JEFFERSON CITY - Missouri's Highway Patrol says the U.S. Supreme Court's decision against random highway drug searches will have a "minimal effect" in Missouri.

"While we did do some roadblocks for drug interdiction, it was not a primary tool of ours" said Capt. Chris Ricks, chief spokesman for the state Highway Patrol.

The U.S. Supreme Court ruled Tuesday that highway roadblocks set up to search for illegal drugs violate the Fourth Amendment protection from unreasonable search and seizure. The court's decision does not affect drunk driving checkpoints which the court has upheld in the past. That's because drunk driving poses an immediate threat to public safety that outweighs the right to privacy, while drug posession imposes no such immediate threat.

Ricks said that experienced drug-runners are usually caught through regular policework and individual stops rather than through random searches. "It's the law now," Ricks said. "We're not all that upset about it."

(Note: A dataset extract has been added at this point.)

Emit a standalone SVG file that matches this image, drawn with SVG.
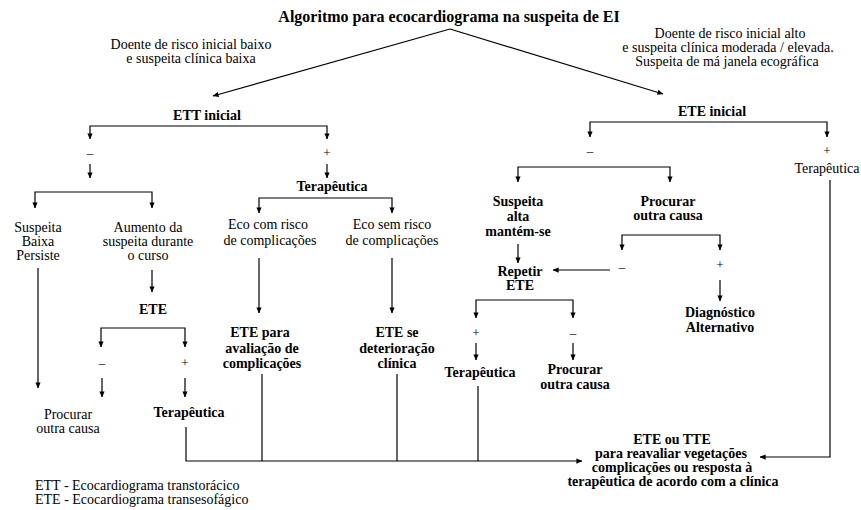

Local law enforcers are similarly unconcerned with the ruling. Sheldon Lineback, executive director of the Missouri Police Chiefs Association, said only a minority of county sheriffs use drug checkpoints. Though the Police Chiefs Association will review the Supreme Court's decision, Lineback does not anticipate filing a legal challenge.

"Obviously we're going to follow suit with the Supreme Court; we'll be following their guiding," Lineback said. "They make the rules and we enforce whatever they say."

Drug checkpoints have never been used in Boone County, said Boone County Sheriff Captain Dwayne Carey. He explained that checkpoints require significant staffing, and that the Highway Patrol is therefore better equipped for such an operation.

Alcohol checkpoints will continue in Boone County and throughout Missouri. Boone County sets up five sobriety checkpoints per year, and the Highway Patrol sets up 50-75.